Case 2: De-speckle an Image

See the description of this problem referenced here and a proposed algorithm here. The added complexity of a problem like this comes from the likelihood that we would parallelize it by breaking an image into (at least) two-dimensional tiles. However, this raises difficulties with the added complexity of working across the edges of the tiles. This complexity may limit the scalability of such a solution.

Storing Large Datasets as Tab-Delimited Files

Let's use a simple convention of storing pieces of a large array as separate files consisting of tab-delimited strings representing numbers.
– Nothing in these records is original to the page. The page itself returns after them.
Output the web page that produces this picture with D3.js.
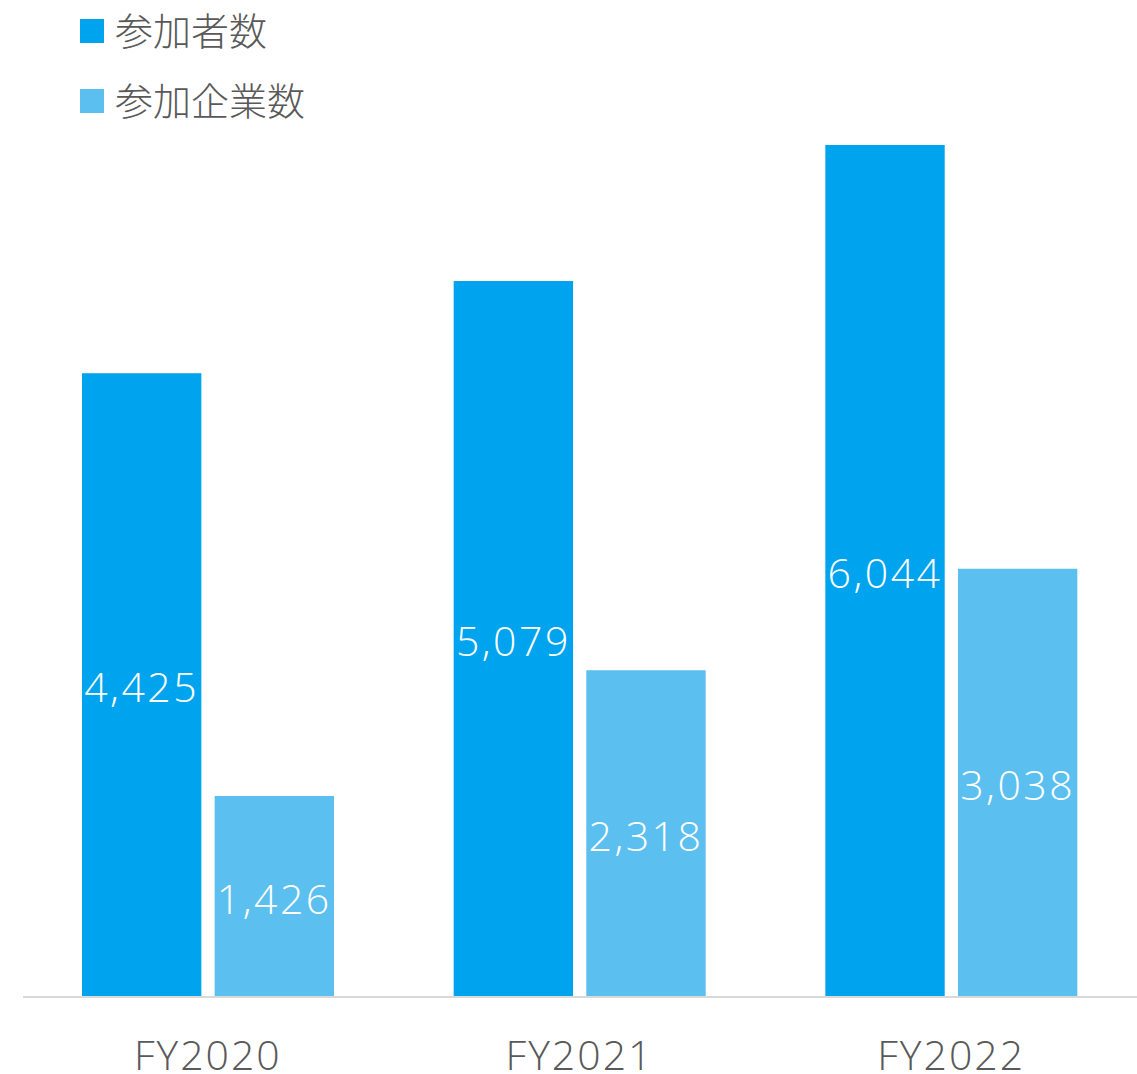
<!DOCTYPE html>
<html>
<head>
<meta charset="utf-8">
<script src="https://cdn.jsdelivr.net/npm/d3@7"></script>
<style>
  html, body { margin: 0; padding: 0; background: #ffffff; }
  svg { display: block; }
  text { font-family: "Open Sans", "Noto Sans CJK JP", sans-serif; }
</style>
</head>
<body>
<div id="chart"></div>
<script>
// Participants and participating companies per fiscal year
const years = ["FY2020", "FY2021", "FY2022"];
const seriesNames = ["参加者数", "参加企業数"];
const participants = [4425, 5079, 6044];
const companies = [1426, 2318, 3038];
const seriesColors = ["#00a3ee", "#5bc0f0"];

const W = 1137, H = 1074;
const baseY = 997;
const svg = d3.select("#chart").append("svg")
  .attr("width", W).attr("height", H);

const x0 = d3.scaleBand().domain(years).range([22, 1137]).paddingInner(0).paddingOuter(0);
const x1 = d3.scaleBand().domain(seriesNames).range([60, 312]).paddingInner(0.1);
const y = d3.scaleLinear().domain([0, 6044]).range([baseY, 145]);

const values = [participants, companies];
const rows = years.map((yr, i) => seriesNames.map((s, j) => ({ yr, s, j, v: values[j][i] })));

const fmt = d3.format(",");
const g = svg.selectAll("g.grp").data(rows).join("g")
  .attr("class", "grp")
  .attr("transform", (d, i) => `translate(${x0(years[i])},0)`);

g.selectAll("rect").data(d => d).join("rect")
  .attr("x", d => x1(d.s))
  .attr("width", x1.bandwidth())
  .attr("y", d => y(d.v))
  .attr("height", d => baseY - y(d.v))
  .attr("fill", d => seriesColors[d.j]);

g.selectAll("text.val").data(d => d).join("text")
  .attr("class", "val")
  .attr("x", d => x1(d.s) + x1.bandwidth() / 2)
  .attr("y", d => (y(d.v) + baseY) / 2)
  .attr("dy", "0.42em")
  .attr("text-anchor", "middle")
  .attr("fill", "#ffffff")
  .attr("font-size", 41)
  .attr("font-weight", 300)
  .attr("letter-spacing", 2.5)
  .text(d => fmt(d.v));

// Category axis
const axis = svg.append("g").attr("transform", `translate(0,${baseY})`)
  .call(d3.axisBottom(x0).tickSize(0).tickPadding(44));
axis.select(".domain").attr("stroke", "#d9d9d9").attr("stroke-width", 2)
  .attr("d", `M23,0H1137`);
axis.selectAll("text")
  .attr("font-size", 41)
  .attr("font-weight", 300)
  .attr("fill", "#595959")
  .attr("letter-spacing", 2)
  .style("font-family", '"Open Sans", "Noto Sans CJK JP", sans-serif');

// Legend
const legend = svg.selectAll("g.leg").data(seriesNames).join("g")
  .attr("class", "leg")
  .attr("transform", (d, i) => `translate(80,${19 + i * 70})`);
legend.append("rect").attr("width", 24).attr("height", 24)
  .attr("fill", (d, i) => seriesColors[i]);
legend.append("text")
  .attr("x", 35).attr("y", 12).attr("dy", "0.36em")
  .attr("font-size", 38)
  .attr("font-weight", 300)
  .attr("fill", "#595959")
  .style("font-family", '"Noto Sans CJK JP", sans-serif')
  .text(d => d);
</script>
</body>
</html>
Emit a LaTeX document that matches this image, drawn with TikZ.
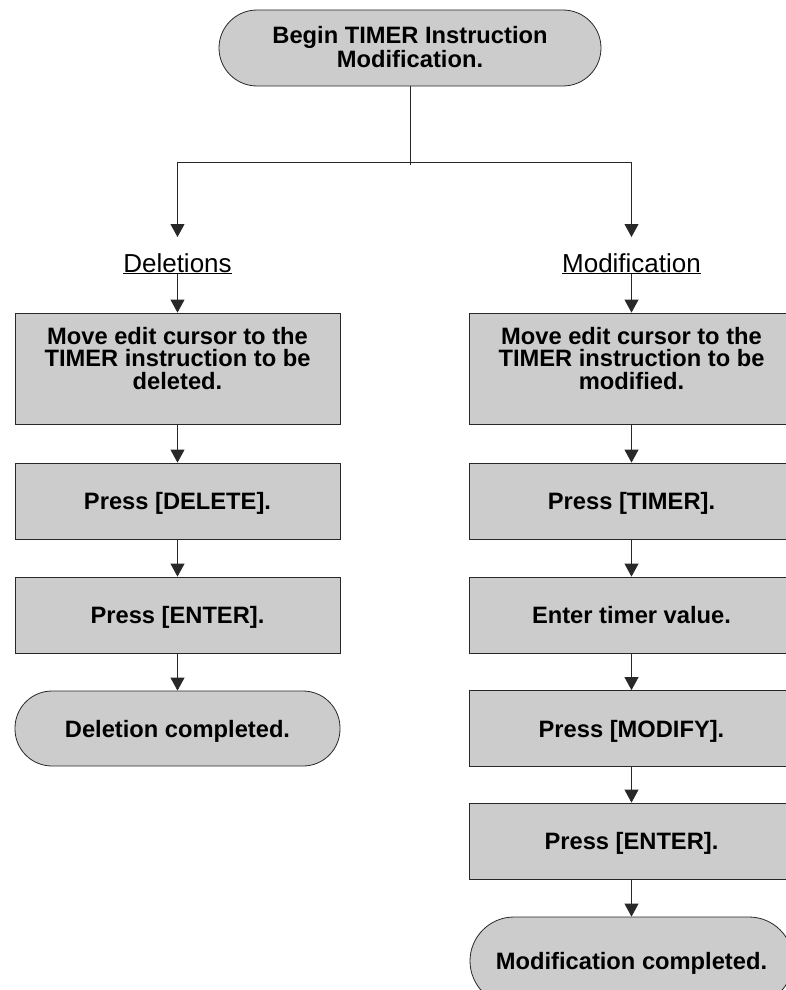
\documentclass[tikz,border=0pt]{standalone}
\usepackage{fontspec}
\setmainfont{Liberation Sans}
\usetikzlibrary{arrows.meta}
\definecolor{boxgray}{RGB}{204,204,204}
\definecolor{edge}{RGB}{40,40,40}
\begin{document}
\begin{tikzpicture}[x=1pt,y=-1pt,
  box/.style={draw=edge, line width=0.8pt, fill=boxgray, minimum width=325pt,
    align=center, font=\fontsize{23.7}{22.5}\selectfont\bfseries, inner sep=0pt,
    text height=17pt, text depth=0pt},
  tall/.style={box, minimum height=111pt, text height=62pt, text depth=21pt},
  term/.style={box},
  lbl/.style={font=\fontsize{26}{28}\selectfont, inner sep=0pt, anchor=base},
  ln/.style={line width=0.8pt, draw=edge},
  arr/.style={ln, -{Triangle[length=13pt,width=14pt]}}]
\useasboundingbox (0,0) rectangle (786,990);
\clip (0,0) rectangle (786,990);

% top terminator
\node[term, minimum width=382pt, minimum height=76pt, rounded corners=38pt,
      font=\fontsize{23.7}{24.5}\selectfont\bfseries, text height=41.5pt, text depth=2.5pt]
  (top) at (410,48) {Begin TIMER Instruction\\Modification.};

% junction
\coordinate (jm) at (410,165);
\coordinate (jl) at (177.5,162);
\coordinate (jr) at (631.5,162);
\coordinate (dtip) at (177.5,237);
\coordinate (mtip) at (631.5,237);
\draw[ln] (top.south) -- (jm);
\draw[ln] (jl) -- (jr);

% labels
\node[lbl] (dl) at (177.5,272) {\underline{Deletions}};
\node[lbl] (ml) at (631.5,272) {\underline{Modification}};
\draw[arr] (jl) -- (dtip);
\draw[arr] (jr) -- (mtip);

% left column
\node[tall] (b1) at (177.5,368.5)
  {Move edit cursor to the\\TIMER instruction to be\\deleted.};
\node[box, minimum height=76pt] (b2) at (177.5,501) {Press [DELETE].};
\node[box, minimum height=76pt] (b3) at (177.5,615) {Press [ENTER].};
\node[term, minimum height=75pt, rounded corners=37pt] (b4) at (177.5,728.5)
  {Deletion completed.};

\draw[arr] (dl.south) -- (b1.north);
\draw[arr] (b1) -- (b2);
\draw[arr] (b2) -- (b3);
\draw[arr] (b3) -- (b4);

% right column
\node[tall] (r1) at (631.5,368.5)
  {Move edit cursor to the\\TIMER instruction to be\\modified.};
\node[box, minimum height=76pt] (r2) at (631.5,501) {Press [TIMER].};
\node[box, minimum height=76pt] (r3) at (631.5,615) {Enter timer value.};
\node[box, minimum height=76pt] (r4) at (631.5,728.5) {Press [MODIFY].};
\node[box, minimum height=76pt] (r5) at (631.5,841) {Press [ENTER].};
\node[term, minimum width=323pt, minimum height=88pt, rounded corners=44pt] (r6)
  at (631.5,961) {Modification completed.};

\draw[arr] (ml.south) -- (r1.north);
\draw[arr] (r1) -- (r2);
\draw[arr] (r2) -- (r3);
\draw[arr] (r3) -- (r4);
\draw[arr] (r4) -- (r5);
\draw[arr] (r5) -- (r6);
\end{tikzpicture}
\end{document}
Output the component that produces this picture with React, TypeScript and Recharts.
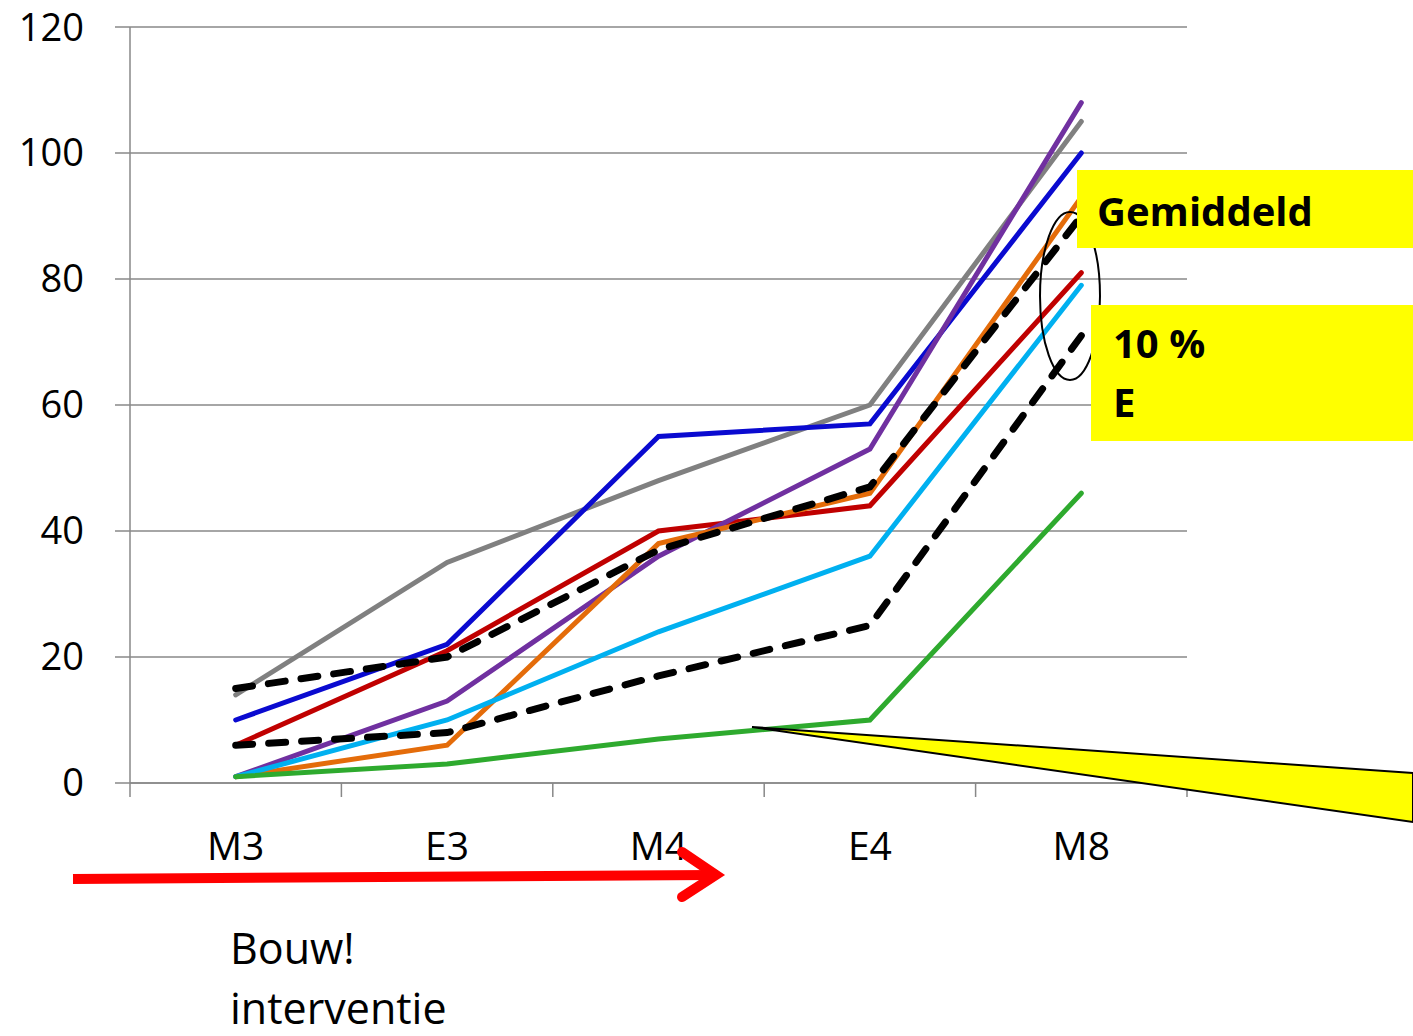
import React from 'react';
import { LineChart, Line, XAxis, YAxis, CartesianGrid } from 'recharts';

const categories = ['M3', 'E3', 'M4', 'E4', 'M8'];
const grijs = [14, 35, 48, 60, 105];
const blauw = [10, 22, 55, 57, 100];
const rood = [6, 21, 40, 44, 81];
const paars = [1, 13, 36, 53, 108];
const oranje = [1, 6, 38, 46, 93];
const lichtblauw = [1, 10, 24, 36, 79];
const groen = [1, 3, 7, 10, 46];
const gemiddeld = [15, 20, 37, 47, 90];
const tienProcent = [6, 8, 17, 25, 71];
const yTicks = [0, 20, 40, 60, 80, 100, 120];

const data = categories.map((c, i) => ({
  x: i + 0.5,
  name: c,
  grijs: grijs[i],
  blauw: blauw[i],
  rood: rood[i],
  paars: paars[i],
  oranje: oranje[i],
  lichtblauw: lichtblauw[i],
  groen: groen[i],
  gemiddeld: gemiddeld[i],
  tienProcent: tienProcent[i],
}));

const xTicks = [0, 0.5, 1, 1.5, 2, 2.5, 3, 3.5, 4, 4.5, 5];
const FONT = '"Open Sans", sans-serif';

const series = [
  { key: 'grijs', color: '#808080' },
  { key: 'blauw', color: '#0a0ad0' },
  { key: 'rood', color: '#c00000' },
  { key: 'paars', color: '#7030a0' },
  { key: 'oranje', color: '#e46c0a' },
  { key: 'lichtblauw', color: '#00b0f0' },
  { key: 'groen', color: '#2eaa2e' },
];

function XTick(props: any) {
  const { x, y, payload } = props;
  const v = payload.value;
  if (Number.isInteger(v)) {
    return <line x1={x} x2={x} y1={y} y2={y + 14} stroke="#888" strokeWidth={1.5} />;
  }
  return (
    <text x={x} y={y + 77} textAnchor="middle" fontSize={39} fontFamily={FONT} fill="#000">
      {categories[Math.round(v - 0.5)]}
    </text>
  );
}

export default function App() {
  return (
    <div style={{ position: 'absolute', left: 0, top: 0, width: 1413, height: 1036, background: '#fff' }}>
      <LineChart width={1413} height={1036} data={data} margin={{ top: 27, right: 226, bottom: 223, left: 0 }}>
        <CartesianGrid vertical={false} stroke="#888" strokeWidth={1.5} />
        <XAxis
          dataKey="x"
          type="number"
          domain={[0, 5]}
          ticks={xTicks}
          interval={0}
          height={30}
          tickLine={false}
          tickSize={0}
          tickMargin={0}
          axisLine={{ stroke: '#888', strokeWidth: 1.5 }}
          tick={XTick}
        />
        <YAxis
          domain={[0, 120]}
          ticks={yTicks}
          width={130}
          tickSize={15}
          tickMargin={31}
          axisLine={{ stroke: '#888', strokeWidth: 1.5 }}
          tickLine={{ stroke: '#888', strokeWidth: 1.5 }}
          tick={{ fontSize: 38, fontFamily: FONT, fill: '#000' }}
        />
        {series.map((s) => (
          <Line
            key={s.key}
            dataKey={s.key}
            stroke={s.color}
            strokeWidth={5}
            strokeLinecap="round"
            dot={false}
            isAnimationActive={false}
          />
        ))}
        <Line dataKey="gemiddeld" stroke="#000" strokeWidth={7} strokeDasharray="17 16" strokeLinecap="round" dot={false} isAnimationActive={false} />
        <Line dataKey="tienProcent" stroke="#000" strokeWidth={7} strokeDasharray="17 16" strokeLinecap="round" dot={false} isAnimationActive={false} />
      </LineChart>
      <svg width={1413} height={1036} style={{ position: 'absolute', left: 0, top: 0, pointerEvents: 'none' }}>
        <ellipse cx={1070} cy={296} rx={30} ry={84} fill="none" stroke="#000" strokeWidth={2} />
        <polygon points="752,727 1413,773 1413,822" fill="#ffff00" stroke="#000" strokeWidth={2} />
        <rect x={1077} y={170} width={336} height={78} fill="#ffff00" />
        <text x={1097} y={226} fontSize={40} fontWeight="bold" fontFamily={FONT}>Gemiddeld</text>
        <rect x={1091} y={305} width={322} height={136} fill="#ffff00" />
        <text x={1113} y={358} fontSize={40} fontWeight="bold" fontFamily={FONT}>10 %</text>
        <text x={1113} y={417} fontSize={40} fontWeight="bold" fontFamily={FONT}>E</text>
        <line x1={73} y1={879} x2={712} y2={875} stroke="#ff0000" strokeWidth={10} />
        <polyline points="682,852 716,875 682,897" fill="none" stroke="#ff0000" strokeWidth={10} strokeLinecap="round" strokeLinejoin="miter" />
        <text x={230} y={964} fontSize={43} fontFamily={FONT}>Bouw!</text>
        <text x={230} y={1024} fontSize={43} fontFamily={FONT}>interventie</text>
      </svg>
    </div>
  );
}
Though this is potentially very costly in terms of processing time, it's simple and should be netted out in any comparisons of speed-ups achieved through parallelism.

Here's some examples of generating sets of files for both of our example cases. The definitions of the functions can be found here.

First, let's write out 10 pairs of cashflow and interest-rate files and see how long this takes.

   6!:2 '1e4 wrCFIRFls^:10]0' NB. Write 10 file sets w/10,000 records each
209.46692

Where

wrCFIRFls=: 4 : 0
   (":&.>genCFs x) writeTSVFl '.tsv',~'CF0_',":y
   (":&.>genIRs x) writeTSVFl '.tsv',~'IR0_',":y
   >:y
)
NB.EG 1e4 wrCFIRFls^:10]0     NB. Write 10 file sets w/10,000 records each

genCFs=: 13 : '|:/:~"1]1000+100%~<.900000*(360,y)?@$0'
NB.EG cf0=. genCFs 1e4                       NB. 10,000 30-year cashflows

and

writeTSVFl=: 4 : '(enc2TSV x) fwrite y'
enc2TSV=: 13 : ';(LF,~[:}:[:; TAB,&.>~])&.><"1 y'

Now let's time writing out 10 sets of movie-rating files.

   6!:2 '1e6 wrDMURFl^:10]0'  NB. Make 10 sets of 1 million records each
72.577966

Where

wrDMURFl=: 4 : '>:y[(":&.>genDMURRecs x) writeTSVFl ''.tsv'',~''DMUR0_'',":y'
NB.EG 1e6 wrDMURFl^:10]0      NB. Make 10 sets of 1 million records each

genDMURRecs=: 3 : '(100#.todate 70476+?y$6264),.(y,3)?@$20000 1e6 10'
NB.EG dmur0=. genDMURRecs 1e6

where todate is defined in dates.

Once we have these sets of files, we can attempt to parallelize work on them.